→ Dataset extract:
·····

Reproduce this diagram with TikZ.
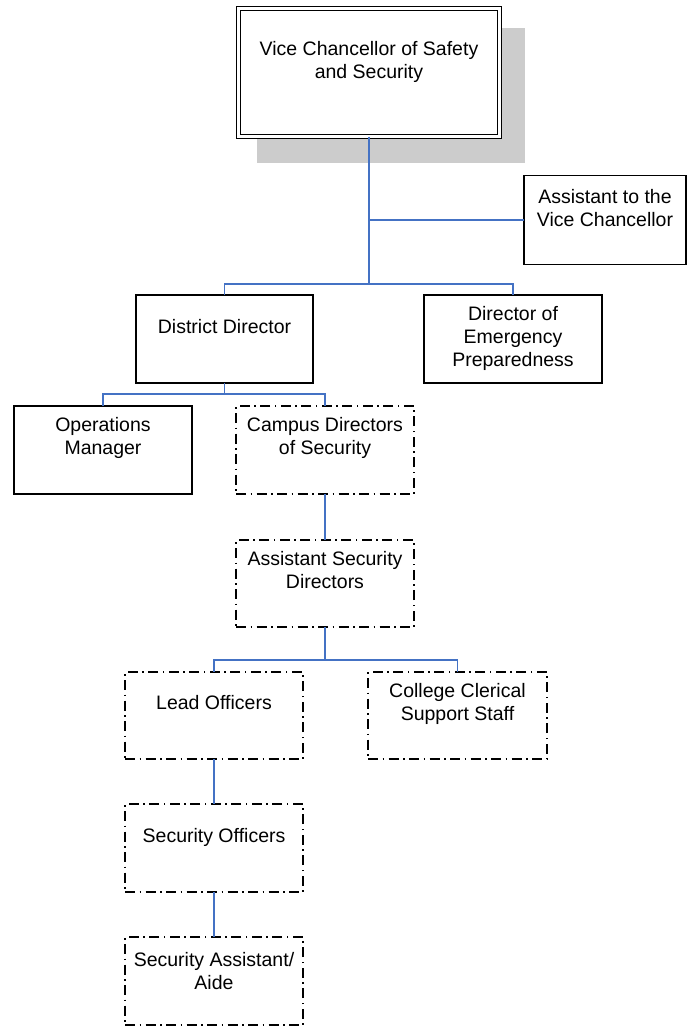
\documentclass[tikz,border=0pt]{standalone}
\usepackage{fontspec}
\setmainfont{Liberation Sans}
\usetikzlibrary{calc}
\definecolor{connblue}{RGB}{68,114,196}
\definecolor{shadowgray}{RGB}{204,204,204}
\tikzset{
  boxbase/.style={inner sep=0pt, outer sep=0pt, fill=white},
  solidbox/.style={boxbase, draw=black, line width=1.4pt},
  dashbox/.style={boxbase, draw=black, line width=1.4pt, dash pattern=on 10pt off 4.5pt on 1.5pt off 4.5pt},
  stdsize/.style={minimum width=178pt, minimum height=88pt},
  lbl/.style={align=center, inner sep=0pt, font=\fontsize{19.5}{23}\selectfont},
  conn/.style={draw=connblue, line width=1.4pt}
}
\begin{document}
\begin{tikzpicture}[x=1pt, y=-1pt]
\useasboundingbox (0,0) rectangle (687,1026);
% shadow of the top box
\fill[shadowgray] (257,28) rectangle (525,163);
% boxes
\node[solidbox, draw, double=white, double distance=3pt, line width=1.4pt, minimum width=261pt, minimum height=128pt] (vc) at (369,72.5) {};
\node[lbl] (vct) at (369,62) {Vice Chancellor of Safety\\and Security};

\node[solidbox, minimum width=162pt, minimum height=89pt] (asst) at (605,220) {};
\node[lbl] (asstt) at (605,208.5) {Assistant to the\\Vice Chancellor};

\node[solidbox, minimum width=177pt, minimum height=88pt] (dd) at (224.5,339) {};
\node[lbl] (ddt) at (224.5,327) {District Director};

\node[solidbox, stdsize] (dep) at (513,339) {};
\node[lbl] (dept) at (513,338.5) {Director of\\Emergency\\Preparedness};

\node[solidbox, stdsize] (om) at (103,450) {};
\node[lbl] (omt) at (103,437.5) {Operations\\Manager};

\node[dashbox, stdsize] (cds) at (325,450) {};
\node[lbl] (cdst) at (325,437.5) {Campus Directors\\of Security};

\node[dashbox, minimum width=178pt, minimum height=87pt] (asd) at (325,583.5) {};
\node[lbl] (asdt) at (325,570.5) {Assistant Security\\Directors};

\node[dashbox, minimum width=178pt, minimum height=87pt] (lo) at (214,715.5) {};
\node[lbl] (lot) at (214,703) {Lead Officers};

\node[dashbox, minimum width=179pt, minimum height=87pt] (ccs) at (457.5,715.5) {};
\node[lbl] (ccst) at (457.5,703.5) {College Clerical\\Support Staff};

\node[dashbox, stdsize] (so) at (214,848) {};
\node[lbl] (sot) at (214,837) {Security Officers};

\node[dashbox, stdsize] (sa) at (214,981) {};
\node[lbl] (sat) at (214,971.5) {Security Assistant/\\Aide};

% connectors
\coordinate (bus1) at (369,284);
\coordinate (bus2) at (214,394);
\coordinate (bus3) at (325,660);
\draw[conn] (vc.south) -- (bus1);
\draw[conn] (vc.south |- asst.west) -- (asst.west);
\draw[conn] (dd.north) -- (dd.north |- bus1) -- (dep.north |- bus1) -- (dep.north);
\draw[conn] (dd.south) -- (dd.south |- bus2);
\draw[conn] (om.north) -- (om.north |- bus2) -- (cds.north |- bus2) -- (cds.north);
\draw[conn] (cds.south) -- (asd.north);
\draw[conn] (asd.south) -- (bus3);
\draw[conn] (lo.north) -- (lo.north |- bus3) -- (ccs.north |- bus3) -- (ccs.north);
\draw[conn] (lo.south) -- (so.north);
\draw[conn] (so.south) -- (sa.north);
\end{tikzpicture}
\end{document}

·····

→ What this task involves: Write the lines above out again exactly, without any of their pictures.

→ Written answer:
Reproduce this diagram with TikZ.
\documentclass[tikz,border=0pt]{standalone}
\usepackage{fontspec}
\setmainfont{Liberation Sans}
\usetikzlibrary{calc}
\definecolor{connblue}{RGB}{68,114,196}
\definecolor{shadowgray}{RGB}{204,204,204}
\tikzset{
  boxbase/.style={inner sep=0pt, outer sep=0pt, fill=white},
  solidbox/.style={boxbase, draw=black, line width=1.4pt},
  dashbox/.style={boxbase, draw=black, line width=1.4pt, dash pattern=on 10pt off 4.5pt on 1.5pt off 4.5pt},
  stdsize/.style={minimum width=178pt, minimum height=88pt},
  lbl/.style={align=center, inner sep=0pt, font=\fontsize{19.5}{23}\selectfont},
  conn/.style={draw=connblue, line width=1.4pt}
}
\begin{document}
\begin{tikzpicture}[x=1pt, y=-1pt]
\useasboundingbox (0,0) rectangle (687,1026);
% shadow of the top box
\fill[shadowgray] (257,28) rectangle (525,163);
% boxes
\node[solidbox, draw, double=white, double distance=3pt, line width=1.4pt, minimum width=261pt, minimum height=128pt] (vc) at (369,72.5) {};
\node[lbl] (vct) at (369,62) {Vice Chancellor of Safety\\and Security};

\node[solidbox, minimum width=162pt, minimum height=89pt] (asst) at (605,220) {};
\node[lbl] (asstt) at (605,208.5) {Assistant to the\\Vice Chancellor};

\node[solidbox, minimum width=177pt, minimum height=88pt] (dd) at (224.5,339) {};
\node[lbl] (ddt) at (224.5,327) {District Director};

\node[solidbox, stdsize] (dep) at (513,339) {};
\node[lbl] (dept) at (513,338.5) {Director of\\Emergency\\Preparedness};

\node[solidbox, stdsize] (om) at (103,450) {};
\node[lbl] (omt) at (103,437.5) {Operations\\Manager};

\node[dashbox, stdsize] (cds) at (325,450) {};
\node[lbl] (cdst) at (325,437.5) {Campus Directors\\of Security};

\node[dashbox, minimum width=178pt, minimum height=87pt] (asd) at (325,583.5) {};
\node[lbl] (asdt) at (325,570.5) {Assistant Security\\Directors};

\node[dashbox, minimum width=178pt, minimum height=87pt] (lo) at (214,715.5) {};
\node[lbl] (lot) at (214,703) {Lead Officers};

\node[dashbox, minimum width=179pt, minimum height=87pt] (ccs) at (457.5,715.5) {};
\node[lbl] (ccst) at (457.5,703.5) {College Clerical\\Support Staff};

\node[dashbox, stdsize] (so) at (214,848) {};
\node[lbl] (sot) at (214,837) {Security Officers};

\node[dashbox, stdsize] (sa) at (214,981) {};
\node[lbl] (sat) at (214,971.5) {Security Assistant/\\Aide};

% connectors
\coordinate (bus1) at (369,284);
\coordinate (bus2) at (214,394);
\coordinate (bus3) at (325,660);
\draw[conn] (vc.south) -- (bus1);
\draw[conn] (vc.south |- asst.west) -- (asst.west);
\draw[conn] (dd.north) -- (dd.north |- bus1) -- (dep.north |- bus1) -- (dep.north);
\draw[conn] (dd.south) -- (dd.south |- bus2);
\draw[conn] (om.north) -- (om.north |- bus2) -- (cds.north |- bus2) -- (cds.north);
\draw[conn] (cds.south) -- (asd.north);
\draw[conn] (asd.south) -- (bus3);
\draw[conn] (lo.north) -- (lo.north |- bus3) -- (ccs.north |- bus3) -- (ccs.north);
\draw[conn] (lo.south) -- (so.north);
\draw[conn] (so.south) -- (sa.north);
\end{tikzpicture}
\end{document}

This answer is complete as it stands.